Sensitivity of the Non-Equilibrium Approach for Mixture Condensation to Heat and Mass Transfer Correlations and Thermophysical Properties

Abstract The prediction of mixture condensation is still complex due to the coupled heat and mass transfer and insufficient data of thermophysical mixture properties. This article analyzes the impact of various heat and mass transfer correlations on the non-equilibrium approach for mixture condensation in a vertical plain tube. Furthermore, the influence of thermophysical properties from different databases is investigated. The results are shown for ethanol-water, but allow conclusions to other fluid mixtures.
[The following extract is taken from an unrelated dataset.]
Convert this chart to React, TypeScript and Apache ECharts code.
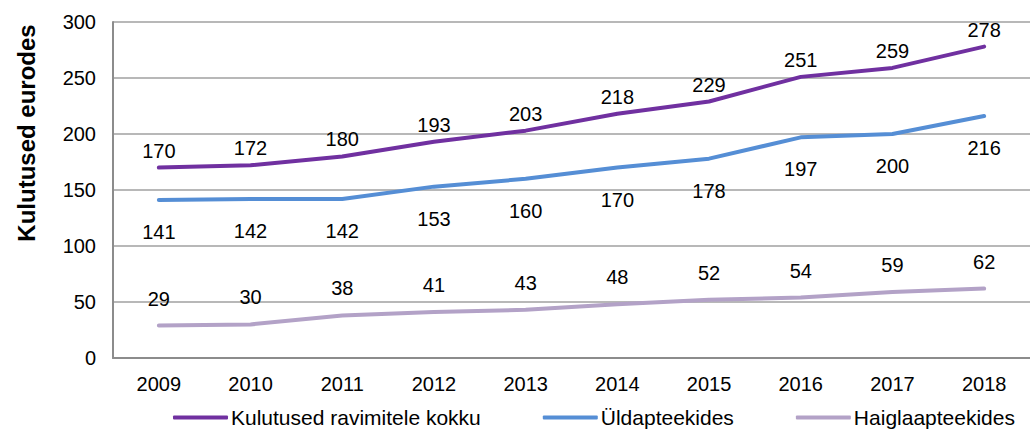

They indicate that the liquid heat transfer coefficient in the non-equilibrium approach dominates the qualitative behavior of the condensation process, but the vapor mass transfer coefficient can only decrease or increase the quantitative level of the effective heat transfer with minor impact. More importantly, the logarithm in the vapor mass transfer term is central for the prediction of the condensation heat transfer. As this logarithm contains vapor-liquid equilibrium (VLE) data, it proves that there is a strong connection between VLE and overall prediction of mixture condensation. A demonstration of available data for thermophysical mixture properties of ethanol-water shows significant deviations, which affect the calculations as well. Besides, data from our own experiments are presented for mixture viscosity of ethanol-water. It is recommended to focus not only on improved heat and mass transfer correlations but also on thermophysical properties and VLE data for a precise prediction of mixture condensation.